- The school doesn’t want “inaccurate information” to be circulated, its dean said
- Nine other law schools ranked in the top 14 by US News have said they will not participate in the ranking
(Reuters) – The University of Chicago Law School on Wednesday became the first elite law school to confirm it will continue to submit information for its rankings to US News & World Report amid an exodus that began a week ago.
Law Dean Thomas Miles wrote in a message to students that most of his data used in the rankings is already public and the rest “is information we don’t need to withhold.” Chicago is in 3rd place.
“Academic institution rankings clearly have a readership, and we want to prevent the use of inaccurate information,” Miles wrote.
As of last week, nine of US news’s top 14 law schools — known as T-14s — have said they will no longer provide internal data for the rankings, as will at least two lower-ranked law schools.
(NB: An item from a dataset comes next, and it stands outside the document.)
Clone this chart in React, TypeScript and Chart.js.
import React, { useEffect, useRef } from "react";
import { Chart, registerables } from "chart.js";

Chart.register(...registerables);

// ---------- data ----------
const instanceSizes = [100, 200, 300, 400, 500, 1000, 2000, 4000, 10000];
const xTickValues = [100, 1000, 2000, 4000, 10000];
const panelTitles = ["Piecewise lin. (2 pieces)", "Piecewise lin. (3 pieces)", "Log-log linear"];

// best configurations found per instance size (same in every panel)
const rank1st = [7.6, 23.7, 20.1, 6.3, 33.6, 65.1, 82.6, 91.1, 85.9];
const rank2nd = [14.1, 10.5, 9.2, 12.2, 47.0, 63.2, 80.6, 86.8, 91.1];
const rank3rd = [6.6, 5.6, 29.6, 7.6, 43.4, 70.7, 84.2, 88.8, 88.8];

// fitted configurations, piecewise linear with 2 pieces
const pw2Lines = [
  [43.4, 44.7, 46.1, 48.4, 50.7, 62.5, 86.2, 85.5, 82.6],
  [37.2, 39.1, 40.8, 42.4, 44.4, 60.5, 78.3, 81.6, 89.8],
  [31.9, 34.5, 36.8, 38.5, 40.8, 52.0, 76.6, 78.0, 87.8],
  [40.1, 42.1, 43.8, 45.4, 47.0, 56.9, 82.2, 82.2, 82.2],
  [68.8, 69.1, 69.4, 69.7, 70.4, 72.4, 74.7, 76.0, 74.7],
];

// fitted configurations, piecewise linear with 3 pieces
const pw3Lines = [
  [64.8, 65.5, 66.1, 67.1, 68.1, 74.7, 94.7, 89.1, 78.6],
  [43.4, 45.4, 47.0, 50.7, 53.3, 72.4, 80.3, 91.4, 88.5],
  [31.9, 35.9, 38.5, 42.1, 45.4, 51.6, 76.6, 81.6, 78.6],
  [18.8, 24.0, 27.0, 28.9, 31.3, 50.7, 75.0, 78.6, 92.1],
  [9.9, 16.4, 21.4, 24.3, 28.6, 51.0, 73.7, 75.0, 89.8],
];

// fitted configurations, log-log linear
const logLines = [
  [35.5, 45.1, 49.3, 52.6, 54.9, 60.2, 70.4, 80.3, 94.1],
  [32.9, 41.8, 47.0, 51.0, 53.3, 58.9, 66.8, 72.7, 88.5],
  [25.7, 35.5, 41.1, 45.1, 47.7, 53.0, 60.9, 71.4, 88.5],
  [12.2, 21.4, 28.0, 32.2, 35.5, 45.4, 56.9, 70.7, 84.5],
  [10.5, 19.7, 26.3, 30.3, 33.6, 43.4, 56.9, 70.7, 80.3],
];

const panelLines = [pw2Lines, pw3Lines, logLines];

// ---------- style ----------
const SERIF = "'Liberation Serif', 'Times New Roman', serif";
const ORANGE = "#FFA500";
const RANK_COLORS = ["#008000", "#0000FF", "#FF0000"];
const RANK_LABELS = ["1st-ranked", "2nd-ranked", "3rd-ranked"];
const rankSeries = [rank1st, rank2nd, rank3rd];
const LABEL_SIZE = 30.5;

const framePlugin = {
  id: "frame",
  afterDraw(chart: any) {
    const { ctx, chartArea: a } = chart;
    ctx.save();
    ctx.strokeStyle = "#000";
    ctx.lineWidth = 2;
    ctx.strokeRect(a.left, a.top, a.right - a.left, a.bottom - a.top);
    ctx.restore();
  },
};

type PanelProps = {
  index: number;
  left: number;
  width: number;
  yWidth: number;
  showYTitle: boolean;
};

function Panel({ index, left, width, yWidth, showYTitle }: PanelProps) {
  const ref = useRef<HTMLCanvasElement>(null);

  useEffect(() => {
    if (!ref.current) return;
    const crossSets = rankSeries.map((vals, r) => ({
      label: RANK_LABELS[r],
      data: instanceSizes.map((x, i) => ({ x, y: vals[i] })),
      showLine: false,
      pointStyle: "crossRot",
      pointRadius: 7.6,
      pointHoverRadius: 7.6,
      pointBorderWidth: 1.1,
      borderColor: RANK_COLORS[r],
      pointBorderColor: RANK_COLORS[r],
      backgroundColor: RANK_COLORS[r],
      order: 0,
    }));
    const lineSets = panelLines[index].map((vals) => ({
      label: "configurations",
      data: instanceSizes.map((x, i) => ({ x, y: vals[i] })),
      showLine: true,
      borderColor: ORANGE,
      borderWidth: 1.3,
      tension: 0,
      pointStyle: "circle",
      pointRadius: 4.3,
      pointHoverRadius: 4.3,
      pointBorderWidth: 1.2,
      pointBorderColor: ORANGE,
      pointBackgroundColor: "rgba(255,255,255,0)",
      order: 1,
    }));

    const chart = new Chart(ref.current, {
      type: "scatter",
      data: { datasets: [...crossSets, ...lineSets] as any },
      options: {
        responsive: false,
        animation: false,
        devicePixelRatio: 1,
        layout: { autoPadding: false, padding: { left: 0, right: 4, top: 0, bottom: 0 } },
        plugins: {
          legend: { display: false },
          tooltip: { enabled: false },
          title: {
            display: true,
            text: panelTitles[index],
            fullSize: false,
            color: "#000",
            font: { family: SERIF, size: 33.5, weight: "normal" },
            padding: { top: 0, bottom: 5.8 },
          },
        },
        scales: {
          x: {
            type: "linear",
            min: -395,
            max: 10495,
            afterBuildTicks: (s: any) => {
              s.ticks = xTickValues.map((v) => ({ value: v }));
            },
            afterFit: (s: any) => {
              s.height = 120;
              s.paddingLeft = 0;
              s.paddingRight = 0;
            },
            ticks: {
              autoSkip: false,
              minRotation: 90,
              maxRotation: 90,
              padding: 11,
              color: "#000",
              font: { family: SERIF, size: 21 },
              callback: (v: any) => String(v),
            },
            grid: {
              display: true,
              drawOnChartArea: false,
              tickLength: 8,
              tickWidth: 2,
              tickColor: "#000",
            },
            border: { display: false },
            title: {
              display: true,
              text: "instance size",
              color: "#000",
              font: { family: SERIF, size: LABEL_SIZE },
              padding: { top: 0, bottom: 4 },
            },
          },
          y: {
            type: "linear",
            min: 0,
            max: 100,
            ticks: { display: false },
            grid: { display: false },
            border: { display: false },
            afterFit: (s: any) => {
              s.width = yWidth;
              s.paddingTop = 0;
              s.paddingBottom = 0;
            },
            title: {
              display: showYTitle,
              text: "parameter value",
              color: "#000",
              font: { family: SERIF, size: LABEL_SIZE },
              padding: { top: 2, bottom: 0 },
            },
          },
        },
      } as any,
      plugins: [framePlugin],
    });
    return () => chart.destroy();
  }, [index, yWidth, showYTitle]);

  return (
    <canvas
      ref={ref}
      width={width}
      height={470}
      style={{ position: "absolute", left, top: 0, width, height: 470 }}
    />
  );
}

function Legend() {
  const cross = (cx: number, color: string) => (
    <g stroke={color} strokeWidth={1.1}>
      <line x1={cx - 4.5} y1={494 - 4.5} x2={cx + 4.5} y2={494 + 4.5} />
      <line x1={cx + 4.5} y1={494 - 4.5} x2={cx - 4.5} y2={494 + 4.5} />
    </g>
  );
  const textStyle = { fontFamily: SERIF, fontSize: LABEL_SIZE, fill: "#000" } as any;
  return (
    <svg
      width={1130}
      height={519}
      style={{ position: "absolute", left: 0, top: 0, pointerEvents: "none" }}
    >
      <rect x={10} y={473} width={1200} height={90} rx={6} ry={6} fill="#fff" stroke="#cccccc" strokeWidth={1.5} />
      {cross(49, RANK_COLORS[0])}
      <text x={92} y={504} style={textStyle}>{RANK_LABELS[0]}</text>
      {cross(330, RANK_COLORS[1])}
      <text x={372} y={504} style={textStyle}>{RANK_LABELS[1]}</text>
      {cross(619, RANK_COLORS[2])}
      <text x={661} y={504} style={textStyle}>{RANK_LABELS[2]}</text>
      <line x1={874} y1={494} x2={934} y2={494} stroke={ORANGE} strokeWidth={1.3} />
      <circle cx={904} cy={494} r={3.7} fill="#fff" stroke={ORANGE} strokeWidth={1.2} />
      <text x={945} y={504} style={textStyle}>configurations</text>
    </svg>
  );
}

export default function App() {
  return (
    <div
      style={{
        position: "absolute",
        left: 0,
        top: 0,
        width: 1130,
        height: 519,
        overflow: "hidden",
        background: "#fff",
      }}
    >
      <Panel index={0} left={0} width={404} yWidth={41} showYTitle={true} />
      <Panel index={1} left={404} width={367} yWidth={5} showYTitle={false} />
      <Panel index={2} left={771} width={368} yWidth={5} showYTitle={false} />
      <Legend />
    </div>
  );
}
Of the 196 law schools ranked by US News, some will come to different conclusions about participation, said law school admissions advisor Mike Spivey.
“Chicago’s decision could very well trigger a backlash from other schools announcing they will continue to submit their data, in contrast to last week’s snowball opt-outs,” Spivey said.
Yale Law School sparked a movement on Nov. 23 to stop participating in the rankings, saying the rankings conflict with its commitments to student diversity, affordability and working in the public interest. Harvard Law School followed the same day.
Law schools at Berkeley, Georgetown, Columbia, Stanford, Michigan, Duke and Northwestern Universities – each in the top 14 – have also announced that they will stop providing data to US News.
The law schools at New York University, the University of Pennsylvania, the University of Virginia and Cornell University were the only remaining T-14 schools that had not publicly staked a position in the rankings as of Wednesday.
The University of California at the Los Angeles School of Law, ranked 15th, became the first school outside of the top 14 on Tuesday to say it will not participate. The University of California, Irvine School of Law did the same on Wednesday. It’s at number 37.
US News has said it will continue to rank all law schools accredited by the American Bar Association, though it hasn’t made clear how it will consider proprietary data that schools don’t want to share. This data includes spending per student and average graduate debt.